Pour les banquiers centraux et le président de la Réserve fédérale américaine en particulier, la tâche est pour le moins ardue. Tenter de juguler l’inflation tout en maintenant l’emploi à un niveau maximum dans une économie dynamique en ayant recours à l’instrument brutal des taux d’intérêt est presque impossible.
Les questions importantes que doivent se poser les acteurs du marché sont: 1. La Fed a-t-elle les moyens de ses ambitions? 2. Jusqu’à quel point les taux devront-ils augmenter pour que la Fed atteigne son objectif? et 3. Quelles en seront les conséquences pour l’économie et les marchés financiers?
1. L’argumentaire selon lequel la Fed est bien partie pour maîtriser l’inflation est le suivant:
Presque toutes les banques centrales des principaux pays développés (et de nombreux émergents) resserrent leur politique monétaire. Le degré, la vitesse et l’ampleur de ce mouvement sont sans précédent.
Les indicateurs avancés montrent que le resserrement monétaire porte déjà ses fruits. Les prix des matières premières ont baissé de plus de 20% par rapport à leur pic. Les entrées en bourse et les émissions d’obligations d’entreprises à haut rendement sont au plus bas depuis 10 ans. Dans l’ensemble, les conditions financières aux Etats-Unis, mesurées par l’indice Goldman Sachs Financial Conditions, ont été durcies bien plus rapidement que lors des huit cycles de resserrement précédents. Tous se sont terminés par un fort ralentissement de la croissance et/ou une récession, et au final par un recul de l’inflation.
La demande des ménages est plombée par l’inflation et se détourne rapidement des biens. Cela se traduit par une accumulation de stocks chez de nombreux détaillants et par l’octroi probable de remises à court terme.
Les anticipations d’inflation restent bien ancrées. Même si elles sont supérieures aux plus bas atteints après la pandémie, elles sont proches de la moyenne à long terme. Récemment, les points morts d’inflation de long terme sur le marché des TIPS ont baissé de 0,50% à environ 2%. Les anticipations d’inflation s’autorenforcent en fonction des comportements des ménages, ce qui rend peu probable une spirale salaire-prix telle que nous l’avons connue dans les années 1970.
Sachant que les effets de la politique monétaire sur l’économie et plus encore sur l’inflation sont décalés dans le temps, la Fed conduit efficacement la politique monétaire en gardant les yeux rivés sur le rétroviseur. Si elle attend que l’inflation baisse considérablement, elle finira presque certainement par resserrer excessivement et par plonger l’économie dans la récession.

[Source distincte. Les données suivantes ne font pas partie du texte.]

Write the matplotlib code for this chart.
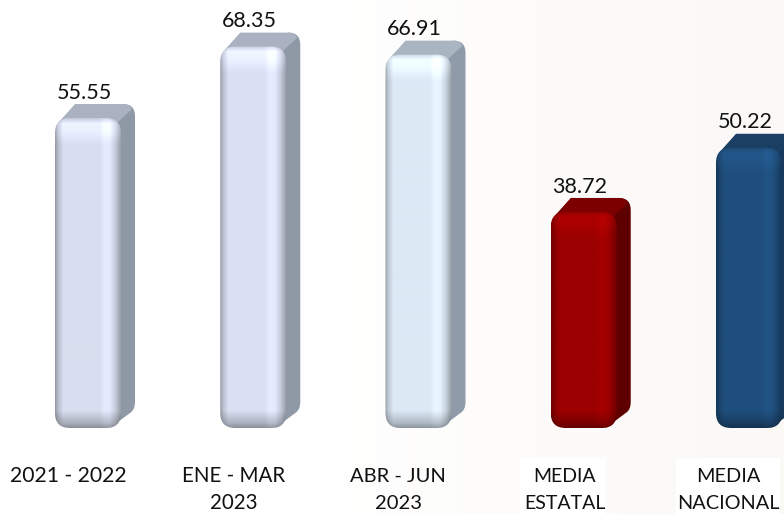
import matplotlib
matplotlib.use("Agg")
import matplotlib.pyplot as plt
import numpy as np
from matplotlib.path import Path
from matplotlib.patches import PathPatch, Rectangle
from matplotlib.colors import to_rgb

categories = ["2021 - 2022", "ENE - MAR\n2023", "ABR - JUN\n2023", "MEDIA\nESTATAL", "MEDIA\nNACIONAL"]
values = [55.55, 68.35, 66.91, 38.72, 50.22]
front_colors = ["#d8deef", "#dae0f2", "#dce9f5", "#9c0000", "#1f4e7c"]
side_colors = ["#8f99a6", "#8f99a6", "#8f9ba8", "#5e0000", "#173a5e"]
top_colors = ["#aab1c0", "#aab1c0", "#aab5c2", "#7c0000", "#1b3f63"]
label_x_px = [68, 234, 398, 565, 728]
label_sizes = [15.2, 14.8, 14.5, 14.0, 14.3]

W, H = 784, 514
sx = 165.25   # px per category
sy = 5.58     # px per unit
x0_px = 88
y0_px = 428

fig = plt.figure(figsize=(W / 100, H / 100), dpi=100)
ax = fig.add_axes([0, 0, 1, 1])
xlim = ((0 - x0_px) / sx, (W - x0_px) / sx)
ylim = ((y0_px - H) / sy, y0_px / sy)
ax.axis("off")

# faint warm background towards the right
bg_fade = np.clip(np.linspace(-0.6, 1, 200), 0, 1)[None, :, None]
bg = np.ones((2, 200, 3)) * (1 - bg_fade) + np.array(to_rgb("#fbf9f6"))[None, None, :] * bg_fade
ax.imshow(bg, extent=[*xlim, *ylim], aspect="auto", zorder=0)

half = 33 / sx
rx, ry = 15 / sx, 15 / sy


def px(x, y):
    return x / sx, y / sy


def rounded(l, r, b, t):
    verts = [(l + rx, b), (r - rx, b), (r, b), (r, b + ry), (r, t - ry), (r, t), (r - rx, t),
             (l + rx, t), (l, t), (l, t - ry), (l, b + ry), (l, b), (l + rx, b), (l + rx, b)]
    codes = [Path.MOVETO, Path.LINETO, Path.CURVE3, Path.CURVE3, Path.LINETO, Path.CURVE3, Path.CURVE3,
             Path.LINETO, Path.CURVE3, Path.CURVE3, Path.LINETO, Path.CURVE3, Path.CURVE3, Path.CLOSEPOLY]
    return Path(verts, codes)


for i, v in enumerate(values):
    l, r = i - half, i + half

    def at(base_x, ox, base_y, oy):
        a, b = px(ox, oy)
        return (base_x + a, base_y + b)

    # extruded side, up and to the right
    side = [at(r, -11, 0, 0), at(r, 9, 0, 15), at(r, 14, 0, 18), at(r, 14, 0, 26),
            at(r, 14, v, 2), at(r, 14, v, 14), at(r, 2, v, 14),
            at(r, -16, v, 0), at(r, -11, 0, 0)]
    side_codes = [Path.MOVETO, Path.LINETO, Path.CURVE3, Path.CURVE3,
                  Path.LINETO, Path.CURVE3, Path.CURVE3, Path.LINETO, Path.CLOSEPOLY]
    ax.add_patch(PathPatch(Path(side, side_codes), fc=side_colors[i], ec="none", zorder=2))

    top = [at(l, 3, v, -5), at(l, 20, v, 14), at(r, 2, v, 14), at(r, 9, v, 14), at(r, 11, v, 9),
           at(r, -3, v, -4), at(l, 3, v, -5)]
    top_codes = [Path.MOVETO, Path.LINETO, Path.LINETO, Path.CURVE3, Path.CURVE3, Path.LINETO, Path.CLOSEPOLY]
    ax.add_patch(PathPatch(Path(top, top_codes), fc=top_colors[i], ec="none", zorder=3))

    # front face with shading
    ny, nx = int(v * sy), 66
    u = np.linspace(0, 1, nx)
    prof_x = np.interp(u, [0, 0.04, 0.12, 0.2, 0.68, 0.76, 0.84, 0.93, 1],
                       [0.70, 0.85, 1.0, 1.0, 1.0, 1.06, 1.05, 0.9, 0.72])
    py = np.arange(ny)
    prof_y = np.interp(py, [0, 5, 12, 26], [0.92, 1.10, 1.09, 1]) * np.interp(ny - py, [0, 6, 18], [0.62, 0.8, 1])
    shade = prof_y[:, None] * prof_x[None, :]
    img = np.clip(shade[:, :, None] * np.array(to_rgb(front_colors[i])), 0, 1)
    im = ax.imshow(img, extent=[l, r, 0, v], aspect="auto", origin="upper", zorder=4, interpolation="bilinear")
    clip = PathPatch(rounded(l, r, 0, v), transform=ax.transData, fc="none", ec="none", zorder=4)
    ax.add_patch(clip)
    im.set_clip_path(clip)

    ax.annotate(f"{v:.2f}", (i, v), xytext=(-4 * 0.72, 14 * 0.72 + 1), textcoords="offset points",
                ha="center", va="bottom", fontsize=15.5, family="Lato", color="#111111", zorder=6,
                annotation_clip=False)

# white patches behind the last two labels
ax.add_patch(Rectangle(px(520 - x0_px, y0_px - 514), 85 / sx, 56 / sy, fc="white", ec="none", zorder=1))
ax.add_patch(Rectangle(px(676 - x0_px, y0_px - 514), 104 / sx, 56 / sy, fc="white", ec="none", zorder=1))

ax.set_xlim(*xlim)
ax.set_ylim(*ylim)

for i, name in enumerate(categories):
    for j, line in enumerate(name.split("\n")):
        fig.text(label_x_px[i] / W, 1 - (482 + 27 * j) / H, line, ha="center", va="baseline",
                 fontsize=label_sizes[i], family="Lato", color="#111111", zorder=7)

fig.savefig("out.png", dpi=100)
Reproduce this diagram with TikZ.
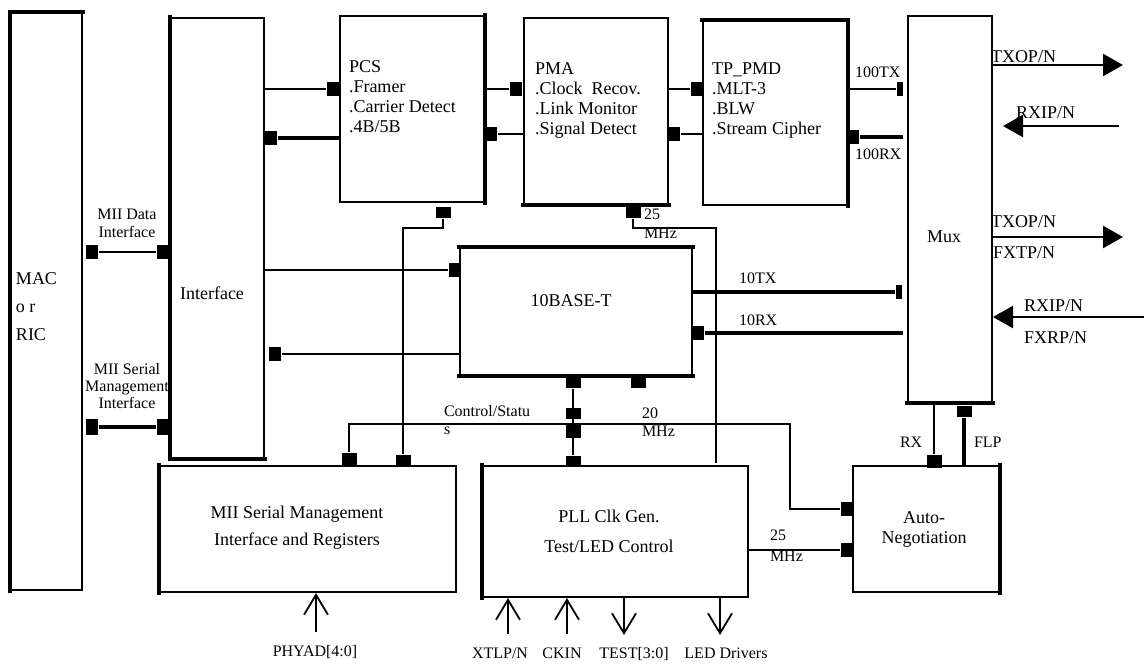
\documentclass[tikz,border=0pt]{standalone}
\usepackage{fontspec}
\setmainfont{Liberation Serif}
\usepackage{tikz}
\usetikzlibrary{positioning,arrows,arrows.meta}

\begin{document}
\begin{tikzpicture}[x=1pt,y=-1pt,line width=2pt,inner sep=0pt,font=\fontsize{18}{20}\selectfont]
            \tikzstyle{box}=[draw,line width=2pt]
            \tikzstyle{heavy}=[line width=4pt,line cap=rect]
            \tikzstyle{port}=[fill=black,minimum width=12pt,minimum height=14pt]
            \tikzstyle{hport}=[fill=black,minimum width=15pt,minimum height=11pt]
            \tikzstyle{portbar}=[fill=black,minimum width=6pt,minimum height=14pt]
            \tikzstyle{wire}=[line width=2pt]
            \tikzstyle{bus}=[line width=3.5pt]
            \tikzstyle{lbl}=[font=\fontsize{16}{18}\selectfont]
            \tikzstyle{outpin}=[line width=2.5pt,-{Triangle[length=20pt,width=22pt]}]
            \tikzstyle{sig}=[line width=1.8pt,-{Straight Barb[length=20pt,width=24pt]}]
            \useasboundingbox (0,0) rectangle (1144,665);

            \node[box,minimum width=71pt,minimum height=577pt] (mac) at (46.5,301.5) {};
            \node[box,minimum width=93pt,minimum height=440pt] (iface) at (217.5,238) {};
            \node[box,minimum width=144pt,minimum height=186pt] (pcs) at (412,109) {};
            \node[box,minimum width=144pt,minimum height=186pt] (pma) at (596,111) {};
            \node[box,minimum width=144pt,minimum height=184pt] (pmd) at (775,113) {};
            \node[box,minimum width=84pt,minimum height=386pt] (mux) at (950,209) {};
            \node[box,minimum width=232pt,minimum height=127pt] (tenbt) at (576,311.5) {};
            \node[box,minimum width=296pt,minimum height=126pt] (mgmt) at (308,529) {};
            \node[box,minimum width=265pt,minimum height=131pt] (pll) at (615.5,531.5) {};
            \node[box,minimum width=146pt,minimum height=126pt] (autoneg) at (926,529) {};
            \foreach \a/\b in {mac.north west/mac.south west,mac.north west/mac.north east,
                iface.north west/iface.south west,iface.south west/iface.south east,
                pcs.north east/pcs.south east,pma.south west/pma.south east,
                pmd.north west/pmd.north east,pmd.north east/pmd.south east,
                mux.south west/mux.south east,tenbt.north west/tenbt.north east,
                tenbt.south west/tenbt.south east,mgmt.north west/mgmt.south west,
                pll.north west/pll.south west,autoneg.north east/autoneg.south east}
                \draw[heavy] (\a) -- (\b);

            \node[anchor=north west,align=left,font=\fontsize{18}{28}\selectfont] (mactxt) at (15,272) {MAC\\o r\\RIC};
            \node (iftxt) at (212,293) {Interface};
            \node[anchor=north west,align=left] (pcstxt) at (348,60) {PCS\\.Framer\\.Carrier Detect\\.4B/5B};
            \node[anchor=north west,align=left] (pmatxt) at (534,62) {PMA\\.Clock~~Recov.\\.Link Monitor\\.Signal Detect};
            \node[anchor=north west,align=left] (pmdtxt) at (711,62) {TP\_PMD\\.MLT-3\\.BLW\\.Stream Cipher};
            \node (muxtxt) at (944,237) {Mux};
            \node (tentxt) at (571,301) {10BASE-T};
            \node[align=center,font=\fontsize{18}{27}\selectfont] (mgmttxt) at (297,528) {MII Serial Management\\Interface and Registers};
            \node[align=center,font=\fontsize{18}{30}\selectfont] (plltxt) at (609,531) {PLL Clk Gen.\\Test/LED Control};
            \node[align=center] (antxt) at (924,529) {Auto-\\Negotiation};

            \node[port] (macd) at (92,252) {};
            \node[port] (ifd) at (163,252) {};
            \node[port,minimum height=16pt] (macs) at (92,427) {};
            \node[port,minimum height=16pt] (ifs) at (163,427) {};
            \node[port] (pcsa) at (333,89) {};
            \node[port] (ifb) at (271,138) {};
            \node[port] (pmaa) at (516,89) {};
            \node[port] (pcsb) at (491,134) {};
            \node[port] (pmda) at (697,89) {};
            \node[port] (pmab) at (674,134) {};
            \node[portbar] (mux100) at (900,89) {};
            \node[port] (pmdrx) at (853,137) {};
            \node[hport] (pcsbot) at (443,212) {};
            \node[hport] (pmabot) at (633,212) {};
            \node[port] (tenin) at (455,270) {};
            \node[port] (ifc) at (275,354) {};
            \node[hport] (tenbot) at (573,382) {};
            \node[hport] (tenbot2) at (638,382) {};
            \node[hport] (csa) at (573,413) {};
            \node[hport,minimum height=14pt] (csb) at (573,431) {};
            \node[hport] (pllt) at (573,461) {};
            \node[hport,minimum height=13pt] (mgmta) at (349,459.5) {};
            \node[hport] (mgmtb) at (403,460) {};
            \node[port] (tenrx) at (697.5,333) {};
            \node[portbar] (mux10) at (899,292) {};
            \node[port] (anl) at (847,509) {};
            \node[port] (anl2) at (847,549.5) {};
            \node[hport,minimum height=13pt] (ant) at (934,461) {};
            \node[hport] (muxb) at (964,411) {};

            \coordinate (rx100) at (903,137);
            \coordinate (rx10) at (903,333);
            \coordinate (csturn) at (790,424);
            \coordinate (clkend) at (716,463);
            \coordinate (rxtop) at (934,405);
            \draw[wire] (macd) -- (ifd);
            \draw[bus] (macs) -- (ifs);
            \draw[wire] (iface.east |- pcsa) -- (pcsa);
            \draw[bus] (ifb) -- (pcs.west |- ifb);
            \draw[wire] (pcs.east |- pmaa) -- (pmaa);
            \draw[wire] (pcsb) -- (pma.west |- pcsb);
            \draw[wire] (pma.east |- pmda) -- (pmda);
            \draw[wire] (pmab) -- (pmd.west |- pmab);
            \draw[wire] (pmd.east |- mux100) -- (mux100);
            \draw[bus] (pmdrx) -- (rx100);
            \draw[wire] (iface.east |- tenin) -- (tenin);
            \draw[wire] (tenbt.west |- ifc) -- (ifc);
            \draw[bus] (tenbt.east |- mux10) -- (mux10);
            \draw[bus] (tenrx) -- (rx10);
            \draw[wire] (pcsbot) -- ++(0,16) -| (mgmtb);
            \draw[wire] (mgmta) |- (csturn) |- (anl);
            \draw[wire] (tenbot) -- (pllt);
            \draw[wire] (pmabot) -- ++(0,16) -| (clkend);
            \draw[wire] (pll.east |- anl2) -- (anl2);
            \draw[wire] (rxtop) -- (ant);
            \draw[line width=4pt] (muxb) -- (muxb |- autoneg.north);

            \coordinate (txa) at (1123,65);
            \coordinate (rxa) at (1119,126);
            \coordinate (txb) at (1123,237);
            \coordinate (rxb) at (1144,317);
            \draw[outpin] (mux.east |- txa) -- (txa);
            \draw[outpin] (rxa) -- ([xshift=10pt]mux.east |- rxa);
            \draw[outpin] (mux.east |- txb) -- (txb);
            \draw[outpin] (rxb) -- (mux.east |- rxb);

            \coordinate (phyad) at (316,632);
            \coordinate (xtlp) at (508,634);
            \coordinate (ckin) at (567,634);
            \coordinate (test) at (624,635);
            \coordinate (led) at (720,635);
            \draw[sig] (phyad) -- (mgmt.south -| phyad);
            \draw[sig] (xtlp) -- (pll.south -| xtlp);
            \draw[sig] (ckin) -- (pll.south -| ckin);
            \draw[sig] (pll.south -| test) -- (test);
            \draw[sig] (pll.south -| led) -- (led);

            \node[lbl,anchor=north,align=center] (miidlbl) at (127,208) {MII Data\\Interface};
            \node[lbl,anchor=north,align=center,font=\fontsize{16}{17}\selectfont] (miislbl) at (127,362) {MII Serial\\Management\\Interface};
            \node[lbl,anchor=base west] (l100tx) at (854,77) {100TX};
            \node[lbl,anchor=base west] (l100rx) at (854,159) {100RX};
            \node[anchor=base west] (ltxa) at (990,62) {TXOP/N};
            \node[anchor=base west] (lrxa) at (1015,118) {RXIP/N};
            \node[anchor=base west] (ltxb) at (990,227) {TXOP/N};
            \node[anchor=base west] (lfxt) at (992,258) {FXTP/N};
            \node[anchor=base west] (lrxb) at (1023,311) {RXIP/N};
            \node[anchor=base west] (lfxr) at (1023,343) {FXRP/N};
            \node[lbl,anchor=base west] (l10tx) at (738,283) {10TX};
            \node[lbl,anchor=base west] (l10rx) at (738,325) {10RX};
            \node[lbl,anchor=north west,align=left,font=\fontsize{16}{19}\selectfont] (l25a) at (643,208) {25\\MHz};
            \node[lbl,anchor=north west,align=left] (l20) at (641,407) {20\\MHz};
            \node[lbl,anchor=north west,align=left,font=\fontsize{16}{21}\selectfont] (l25b) at (769,529) {25\\MHz};
            \node[lbl,anchor=north west,align=left] (lcs) at (443,404) {Control/Statu\\s};
            \node[lbl,anchor=base west] (lrx) at (899,447) {RX};
            \node[lbl,anchor=base west] (lflp) at (973,447) {FLP};
            \node[lbl,anchor=base] (lphy) at (315,656) {PHYAD[4:0]};
            \node[lbl,anchor=base] (lxtlp) at (500,658) {XTLP/N};
            \node[lbl,anchor=base] (lckin) at (562,658) {CKIN};
            \node[lbl,anchor=base] (ltest) at (634,658) {TEST[3:0]};
            \node[lbl,anchor=base] (lled) at (726,658) {LED Drivers};
        \end{tikzpicture}
\end{document}
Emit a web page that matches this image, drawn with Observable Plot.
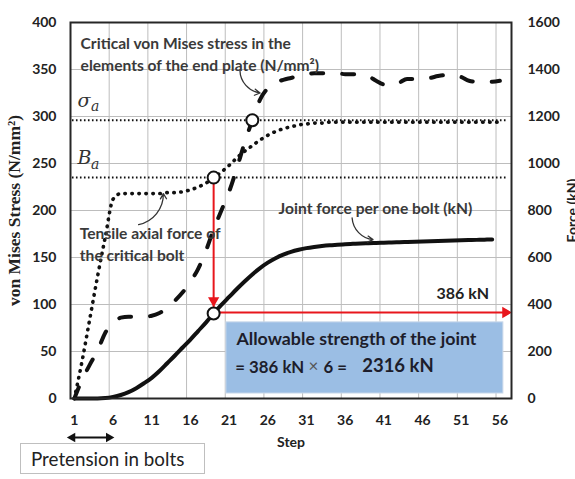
<!DOCTYPE html>
<html><head><meta charset="utf-8">
<script src="https://cdn.jsdelivr.net/npm/d3@7"></script>
<script src="https://cdn.jsdelivr.net/npm/@observablehq/plot@0.6"></script>
<style>
body{margin:0;background:#fff;}
#wrap{position:relative;width:575px;height:479px;overflow:hidden;}
#pre{position:absolute;left:20px;top:443px;width:185px;height:31px;border:1px solid #bfbfbf;box-sizing:border-box;font-family:Lato, sans-serif;font-size:18.8px;color:#222;line-height:29px;padding-left:10px;background:#fff;white-space:nowrap}
</style></head><body><div id="wrap"><div id="chart"></div><div id="pre">Pretension in bolts</div></div>
<script>
// ---- data ----
const xTicks = [1, 6, 11, 16, 21, 26, 31, 36, 41, 46, 51, 56];
const leftTicks = [0, 50, 100, 150, 200, 250, 300, 350, 400];
const rightTicks = [0, 200, 400, 600, 800, 1000, 1200, 1400, 1600];
// von Mises stress of critical end-plate element (N/mm2), steps 1..56
const plateStress = [0,20,36,51,70,80,86,87,87,87,88,91,96,104,113,124,138,157,180,200,220,245,272,296,318,330,336,339,341,343,345,346,346,346,346,345,345,345,343,338,334,333,336,340,340,340,341,343,344,344,342,338,337,337,337,338];
// tensile axial force of critical bolt (plotted on stress axis), steps 1..56
const boltForce = [0,40,85,130,172,212,218,218,218,218,218,218,219,219,220,222,225,229,235,241,248,256,263,269,275,280,284,287,289,291,292,293,293,294,294,294,294,294,294,294,294,294,294,294,294,294,294,294,294,294,294,294,294,294,294,294];
// joint force per one bolt (kN), steps 1..55
const jointForce = [0,0,0,0,2,7,15,27,44,65,88,117,150,183,217,251,287,323,362,398,432,466,498,528,555,578,597,612,624,633,640,645,649,652,654,656,658,660,661,662,663,664,665,666,667,668,669,670,671,672,673,674,675,676,677];
const sigmaA = 296, Ba = 235;
const kNRatio = 4; // right axis kN per left axis N/mm2
const allowableStep = 19, yieldStep = 24, allowableKN = 366;

const toRows = arr => arr.map((v, i) => ({step: i + 1, v}));
const plateRows = toRows(plateStress), boltRows = toRows(boltForce), jointRows = toRows(jointForce);

// ---- annotations (data coordinates: step, N/mm2) ----
const labelFont = "Lato, sans-serif";
const textAnnos = [
  {x: 1.8, y: 377.5, t: "Critical von Mises stress in the"},
  {x: 1.8, y: 354, t: "elements of the end plate (N/mm²)"},
  {x: 1.7, y: 175.5, t: "Tensile axial force of"},
  {x: 1.7, y: 151.5, t: "the critical bolt"},
  {x: 27.4, y: 202, t: "Joint force per one bolt (kN)"}
];
const curvedArrows = [
  {x1: 22.4, y1: 349, x2: 25.0, y2: 325},
  {x1: 9.3, y1: 185, x2: 12.5, y2: 218},
  {x1: 36.9, y1: 192, x2: 39.6, y2: 169}
];
const boxAnno = {x1: 20.65, x2: 56.45, y1: 5.3, y2: 81};

const W = 575, H = 479;
const chart = Plot.plot({
  width: W, height: H,
  marginLeft: 70, marginRight: 64, marginTop: 22, marginBottom: 81,
  style: {fontFamily: labelFont, fontSize: "14px", fontWeight: "bold", color: "#222", overflow: "visible", background: "#fff"},
  x: {domain: [0.5, 57.5]},
  y: {domain: [0, 400]},
  marks: [
    Plot.gridX(d3.range(5.5, 57, 5), {stroke: "#bdbdbd", strokeOpacity: 1}),
    Plot.gridY(leftTicks.slice(1, -1), {stroke: "#bdbdbd", strokeOpacity: 1}),
    Plot.ruleY([sigmaA, Ba], {x1: 0.75, x2: 57.1, stroke: "#111", strokeWidth: 2, strokeDasharray: "1.6,2.4"}),
    Plot.text(["σ", "B"], {x: 1.4, y: [sigmaA + 21, Ba + 21], text: d => d, textAnchor: "start", fontFamily: "DejaVu Serif", fontStyle: "italic", fontWeight: "normal", fontSize: 19, fill: "#333"}),
    Plot.text(["a", "a"], {x: 3.15, y: [sigmaA + 15, Ba + 14], text: d => d, textAnchor: "start", fontFamily: "DejaVu Serif", fontStyle: "italic", fontWeight: "normal", fontSize: 14, fill: "#333"}),
    // blue box
    Plot.rect([boxAnno], {x1: "x1", x2: "x2", y1: "y1", y2: "y2", fill: "#9bbee4", stroke: "#c9d8ea", strokeWidth: 1}),
    Plot.text([{x: 21.95, y: 62.8, t: "Allowable strength of the joint"}],
      {x: "x", y: "y", text: "t", textAnchor: "start", fontSize: 17.8, fill: "#1d1d2b"}),
    Plot.text([{x: 21.8, y: 33, t: "= 386 kN"}, {x: 33.2, y: 33, t: "6 ="}],
      {x: "x", y: "y", text: "t", textAnchor: "start", fontSize: 16.8, fill: "#1d1d2b"}),
    Plot.text([{x: 31.9, y: 34, t: "×"}], {x: "x", y: "y", text: "t", fontSize: 17, fontWeight: "normal", fill: "#555"}),
    Plot.text([{x: 38.2, y: 34, t: "2316 kN"}], {x: "x", y: "y", text: "t", textAnchor: "start", fontSize: 18.5, fill: "#1d1d2b"}),
    // series
    Plot.line(boltRows, {x: "step", y: "v", stroke: "#111", strokeWidth: 3.6, strokeDasharray: "0.5,6.5", strokeLinecap: "round", curve: "monotone-x"}),
    Plot.line(plateRows, {x: "step", y: "v", stroke: "#111", strokeWidth: 4, strokeDasharray: "12,19", strokeLinecap: "round", curve: "monotone-x"}),
    Plot.line(jointRows, {x: "step", y: d => d.v / kNRatio, stroke: "#111", strokeWidth: 4, curve: "monotone-x"}),
    // red arrows
    Plot.link([{x1: allowableStep, y1: Ba, x2: allowableStep, y2: allowableKN / kNRatio}], {x1: "x1", y1: "y1", x2: "x2", y2: "y2", stroke: "#e8161c", strokeWidth: 2}),
    Plot.link([{x1: allowableStep, y1: allowableKN / kNRatio, x2: 57.3, y2: allowableKN / kNRatio}], {x1: "x1", y1: "y1", x2: "x2", y2: "y2", stroke: "#e8161c", strokeWidth: 2}),
    Plot.dot([{x: allowableStep, y: allowableKN / kNRatio}], {x: "x", y: "y", symbol: "triangle", r: 4.2, fill: "#e8161c", rotate: 180, dy: -12}),
    Plot.dot([{x: 57.5, y: allowableKN / kNRatio}], {x: "x", y: "y", symbol: "triangle", r: 4.2, fill: "#e8161c", rotate: 90, dx: -6}),
    Plot.text([{x: 47.8, y: 111.7, t: "386 kN"}], {x: "x", y: "y", text: "t", textAnchor: "start", fontSize: 16, fill: "#222"}),
    // marker circles
    Plot.dot([{x: allowableStep, y: Ba}, {x: yieldStep, y: plateStress[yieldStep - 1]}, {x: allowableStep, y: jointForce[allowableStep - 1] / kNRatio}],
      {x: "x", y: "y", r: 6, fill: "#fff", stroke: "#111", strokeWidth: 2}),
    // annotation labels & arrows
    Plot.text(textAnnos, {x: "x", y: "y", text: "t", textAnchor: "start", fontSize: 15.6, fill: "#3a3a3a"}),
    Plot.arrow(curvedArrows, {x1: "x1", y1: "y1", x2: "x2", y2: "y2", bend: -40, stroke: "#333", strokeWidth: 1.3, headLength: 7}),
    // pretension double arrow below axis
    Plot.link([{x1: 1.0, x2: 5.2, y: -41.5}], {x1: "x1", x2: "x2", y1: "y", y2: "y", stroke: "#111", strokeWidth: 2}),
    Plot.dot([{x: 0.75, y: -41.5, r: -90}, {x: 5.45, y: -41.5, r: 90}], {x: "x", y: "y", rotate: "r", symbol: "triangle", r: 3.6, fill: "#111"}),
    // frame and axes
    Plot.frame({stroke: "#262626", strokeWidth: 2}),
    Plot.axisX(xTicks, {tickSize: 0, tickPadding: 17, fontSize: 14, fontWeight: "bold", label: null}),
    Plot.axisY(leftTicks, {anchor: "left", tickSize: 0, tickPadding: 14, fontSize: 14, fontWeight: "bold", label: null}),
    Plot.axisY(rightTicks.map(v => v / kNRatio), {anchor: "right", tickSize: 0, tickPadding: 16, tickFormat: d => String(d * kNRatio), fontSize: 14, fontWeight: "bold", label: null}),
    Plot.text(["Step"], {frameAnchor: "bottom", dy: 48, text: d => d, fontSize: 14, fontWeight: "bold", fill: "#222"}),
    Plot.text(["von Mises Stress (N/mm²)"], {frameAnchor: "left", textAnchor: "middle", dx: -56, rotate: -90, text: d => d, fontFamily: "Liberation Serif", fontSize: 17.5, fontWeight: "bold", fill: "#222"}),
    Plot.text(["Force (kN)"], {frameAnchor: "right", textAnchor: "middle", dx: 61, rotate: -90, text: d => d, fontSize: 14, fontWeight: "bold", fill: "#222"})
  ]
});
document.getElementById("chart").appendChild(chart);
</script>
</body></html>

2. La deuxième question est plus délicate. La philosophie et le processus d’investissement orientés sur la valeur de TCW s’appuient sur l’idée qu’il est vain de chercher à prédire les plus hauts et les plus bas des marchés. Nous appliquons un processus méthodique qui consiste à renforcer la duration lorsque les taux montent, en gardant à l’esprit que les taux ont tendance à s’autocorriger et à revenir vers la moyenne à long terme. Nous avons progressivement augmenté nos durations juste au-dessus de l’indice en 2022 et continuerons de le faire si les taux montent encore. Même si nous ignorons quand les taux atteindront leur pic, les taux réels supérieurs à 1,5% et le resserrement rapide des conditions financières nous incitent à penser que nous sommes plus près de la fin du cycle que du début.
3. Compte tenu des arguments exposés ci-dessus, nous ne croyons pas au scénario d’un atterrissage en douceur de l’économie. S’y ajoutent le retrait des mesures de relance après la pandémie et les difficultés économiques que rencontrent bon nombre de nos principaux partenaires commerciaux en Europe et la Chine. Nous avons donc toutes les raisons de penser que le seul scénario plausible est celui d’une récession aux Etats-Unis en 2023.